I must construct a function $f: [0,\infty) \to \mathbb{R}$, but not Lebesgue-Integrable, but $f$ in $[0,c)$ is Riemann-integrable and $$\lim_{c \to \infty} \int_{0}^{c} f(x)dx$$ exists.
What I am thinking is: $f(x)=1/x$ on $\mathbb{R}$ and $f(x)=c, x=0$, which is measurable but it is not Lebesgue-Integrable because both sides of Lebesgue integral positive and negative must be finite.
Problem is that limit of this function doesn't exist since it is $\infty$, so it diverges and so it is not Riemann-Integrable.
What should I do? Thanks in advance!
You can show that : $t\mapsto\frac{\sin t}{t}$ on $[0,+\infty[$ is "Riemann-integrable" (more precisely it's a generalized integral, i.e., limits of Riemann integrals) but that $t\mapsto\frac{\sin t}{t}$ is not Lebesgue-integrable on $[0,+\infty[$ (because $t\mapsto\left\lvert\frac{\sin t}{t}\right\rvert$ is not integrable on $[0,+\infty[$ and so the Lebesgue integral can't be defined).

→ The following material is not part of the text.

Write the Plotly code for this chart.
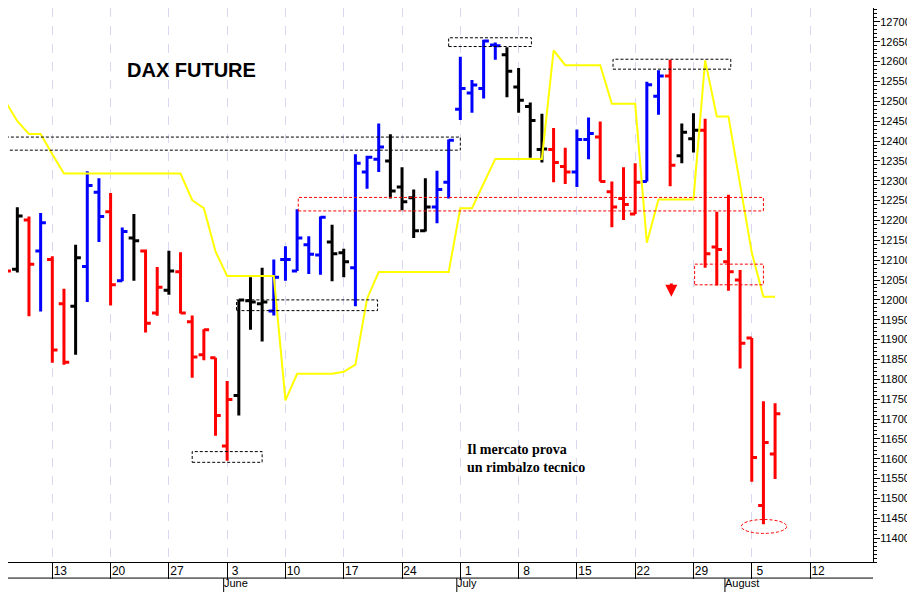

Note that we talk about "Riemann-integrable" function on compacts intervals only, and that all the integrals of functions on (semi)-open intervals are get as Riemann-integrals limits, and that Riemann-integrable implies Lebesgue-integrable : indeed, for stairs functions $g$ and $h$ such as $g\leq f\leq h$, we have the equalities
$$\int_a^bg(x)\,dx=\int_{[a,b]}g\,d\lambda\leq\int_{[a,b]}f\,d\lambda\leq\int_{[a,b]}h\,d\lambda=\int_a^bh(x)\,dx$$ showing that Riemann-integrable implies Lebesgue-integrable in all generality.